In less than two years, our Investor Water Hub, a working group within the Ceres Investor Network on Climate Risk and Sustainability, has grown tremendously, from a network of 10 institutional investors managing $1 trillion in assets, to more than 80 investors with some $19 trillion in assets under management. The working group offers peer-to-peer sharing and a forum for collective action and research on the best practices for integrating water risk into investment decision-making. 

The Ceres Investor Water Hub sets out to do just that. Its research helps investors identify where water impacts are most material in their portfolios so that they can proactively manage those risks.  Already, investors are moving beyond a basic understanding of risks associated with company water usage and wastewater management, to scenario analysis and sector-specific risk assessments.

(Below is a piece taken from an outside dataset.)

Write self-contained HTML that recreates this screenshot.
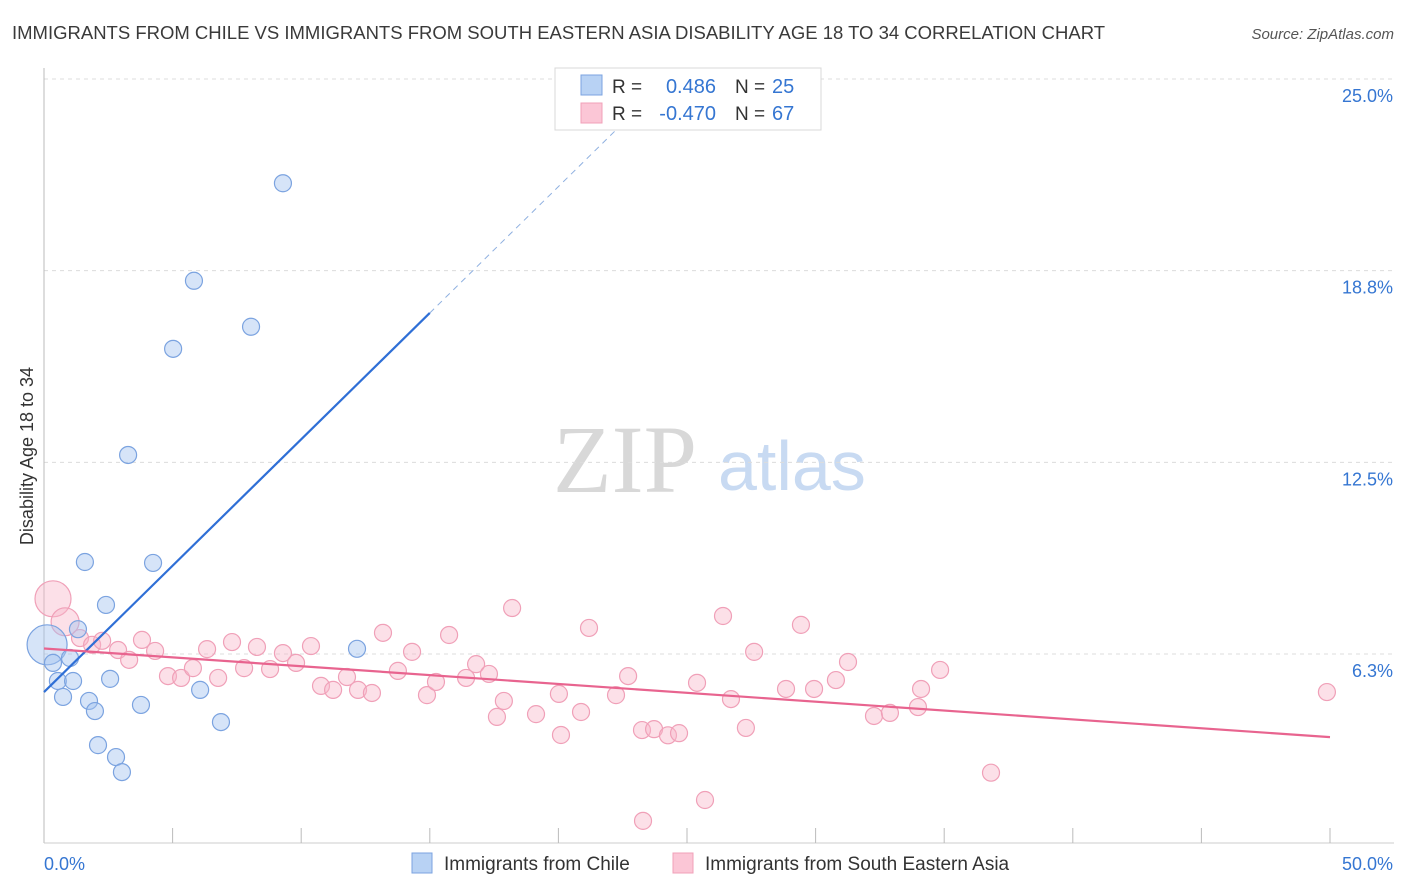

Investors are also exploring ideas that help drive investing in solutions that support sustainable water resources for generations to come.

Ceres further advanced investing in sustainable water solutions in 2016 through our collaborative effort to develop a standard for certifying green bonds for water. The new standard for water bonds, that are also climate resilient, provides investors with verifiable science-based criteria for evaluating bonds earmarked for water projects. 

The standard ensures that these types of water projects are credibly ‘green,’ which is essential to promoting the growth of this market. In addition to helping investors deploy capital more rapidly towards water infrastructure, it also raises awareness with issuers, whether corporations or municipalities, that this type of financing is available. 

San Francisco’s Public Utilities Commission was the first to use the standard in 2016 when it adopted a certified green bond for water infrastructure. Proceeds from its $240 million Wastewater Revenue Bond will fund eligible projects in sustainable stormwater management and wastewater projects.